At the end of the project in 2005, three million people had benefitted from the project. Soil erosion was reduced on 920,000 hectares of land, and soil losses reduced by 60 million tons per year. By 2008, 240,000 square km of land had been restored. The successful approach introduced in Loess Plateau has since been applied to the Yangtze and Pearl River Basins.


This World Bank and GEF financed program sought to improve the framework for land and water management for ecosystem and livelihood benefits in targeted areas of the Shire basin. The project successfully developed scalable systems and methods to rehabilitate catchments and protect existing natural forests, wetlands and biodiversity in the Shire River Basin. National catchment management guidelines were developed and adopted at the national level and are currently used by various stakeholders. Various plans at the catchment level were developed to guide implementation of community-based land and water management interventions in four priority catchments of upper Lisungwi, upper Wamkulumadzi, Kapichira and Chingale, covering a total area of 129,000 ha (about 5 percent of the basin land area).

Consistent with global best practice on watershed management, the project adopted a livelihoods approach to catchment management by integrating livelihood-enhancing activities - i.e. establishment of 80 farmer field schools, provision of enterprise micro-loans for alternative (non-farm) livelihoods, community environmental conservation grants, and rural infrastructure for market access (80km of feeder roads, 11 bridges and 13 market centers). Beneficiary data obtained from the project M&E database suggest that 446,650 people (compared to a project target of 400,000) directly benefited from the project’s improved land and ecological management, as well as various livelihood enhancing activities linked to these interventions. About 50 percent of the beneficiaries were women. Overall, there is evidence that the livelihoods approach helped to increase farmers' adoption of sustainable land and water management practices. At project close, about 77 percent of households within the targeted catchments were reported to be engaged in sustainable land and water management practices, compared to a baseline of 15 percent.
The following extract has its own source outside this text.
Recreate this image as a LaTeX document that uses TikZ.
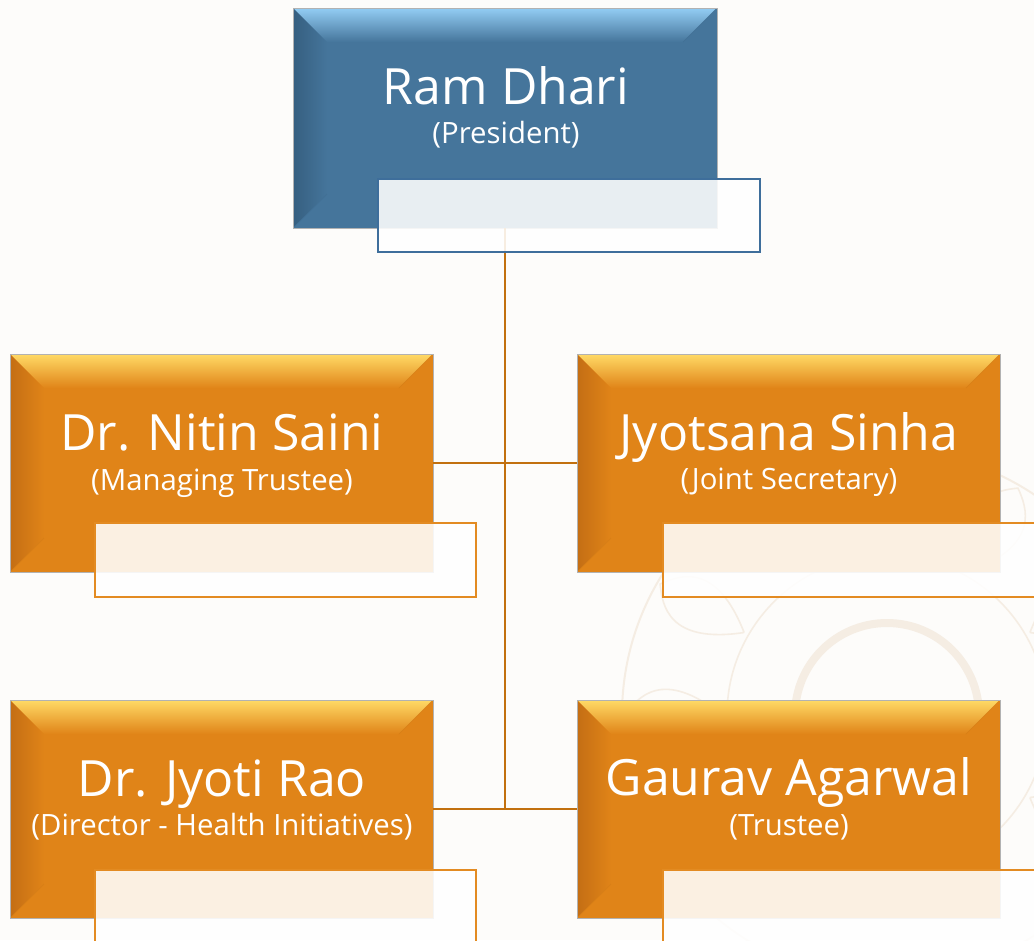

An example of an integrated landscape approach in India is the Karnataka Watershed Development Project I through which inter-agency, district-level technical teams (under the leadership of the Watershed Department) were successfully engaged to provide coordinated support to communities during micro-watershed planning. This model was replicated in subsequent watershed management programs in the state, financed by the Indian Government. The state of Karnataka also pioneers a holistic approach to Watershed Development through its project Sujalato increase availability of water in seven drought-prone districts of northern Karnataka.
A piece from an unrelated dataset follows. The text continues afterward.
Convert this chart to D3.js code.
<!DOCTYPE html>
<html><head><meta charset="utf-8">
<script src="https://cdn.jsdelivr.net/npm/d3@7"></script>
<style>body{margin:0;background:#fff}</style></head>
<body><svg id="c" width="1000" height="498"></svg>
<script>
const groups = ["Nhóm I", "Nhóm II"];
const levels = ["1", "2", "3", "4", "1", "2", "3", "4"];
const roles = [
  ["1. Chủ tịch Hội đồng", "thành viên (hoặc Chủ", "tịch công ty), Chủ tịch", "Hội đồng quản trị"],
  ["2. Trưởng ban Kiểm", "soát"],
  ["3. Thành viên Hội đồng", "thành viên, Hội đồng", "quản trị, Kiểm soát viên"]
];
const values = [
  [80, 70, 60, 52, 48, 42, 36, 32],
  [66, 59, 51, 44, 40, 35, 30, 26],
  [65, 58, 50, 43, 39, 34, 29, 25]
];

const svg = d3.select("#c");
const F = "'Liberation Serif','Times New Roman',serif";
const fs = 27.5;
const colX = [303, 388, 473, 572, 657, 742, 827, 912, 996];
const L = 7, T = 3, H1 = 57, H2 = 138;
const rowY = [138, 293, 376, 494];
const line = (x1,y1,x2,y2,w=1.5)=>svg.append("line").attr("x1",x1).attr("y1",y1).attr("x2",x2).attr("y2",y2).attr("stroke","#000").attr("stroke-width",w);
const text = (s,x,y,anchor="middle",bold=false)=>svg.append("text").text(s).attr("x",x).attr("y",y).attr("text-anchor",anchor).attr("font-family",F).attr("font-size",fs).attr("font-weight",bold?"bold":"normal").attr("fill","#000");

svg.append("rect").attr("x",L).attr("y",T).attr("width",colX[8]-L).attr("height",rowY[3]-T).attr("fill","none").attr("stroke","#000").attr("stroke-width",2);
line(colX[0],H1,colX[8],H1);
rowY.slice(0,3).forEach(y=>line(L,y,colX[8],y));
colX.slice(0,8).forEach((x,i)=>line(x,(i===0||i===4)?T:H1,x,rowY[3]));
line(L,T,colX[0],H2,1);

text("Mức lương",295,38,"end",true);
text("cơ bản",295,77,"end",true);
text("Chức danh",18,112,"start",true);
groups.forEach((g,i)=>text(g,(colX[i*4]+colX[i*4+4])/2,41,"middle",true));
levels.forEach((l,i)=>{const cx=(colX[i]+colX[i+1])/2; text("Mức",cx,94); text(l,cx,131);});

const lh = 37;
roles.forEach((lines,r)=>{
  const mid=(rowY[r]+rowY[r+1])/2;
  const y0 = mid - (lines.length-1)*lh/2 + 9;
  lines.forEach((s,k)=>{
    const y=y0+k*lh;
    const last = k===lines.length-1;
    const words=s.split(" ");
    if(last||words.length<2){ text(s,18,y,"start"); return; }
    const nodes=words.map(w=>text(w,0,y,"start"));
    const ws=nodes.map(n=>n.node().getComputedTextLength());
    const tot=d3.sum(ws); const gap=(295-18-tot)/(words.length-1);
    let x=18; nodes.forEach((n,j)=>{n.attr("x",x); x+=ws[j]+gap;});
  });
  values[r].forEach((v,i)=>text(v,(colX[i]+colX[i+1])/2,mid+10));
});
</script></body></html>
Land degradation is a severe problem in Ethiopia, especially in the northern highlands. Erosion occurs from overgrazing, steep topography, unsustainable agricultural practices, deforestation, and overpopulation. Through two projects focused on sustainable land management, the World Bank sought to address and reduce land degradation and increase land productivity in selected watersheds. Similar to other projects focused on a landscape approach, these projects supported interventions in multiple areas, such as improved land and water management practices, community engagement, property rights, and economic opportunities. The projects resulted in increased land tenure security, jobs, improved agricultural yields, and climate mitigation.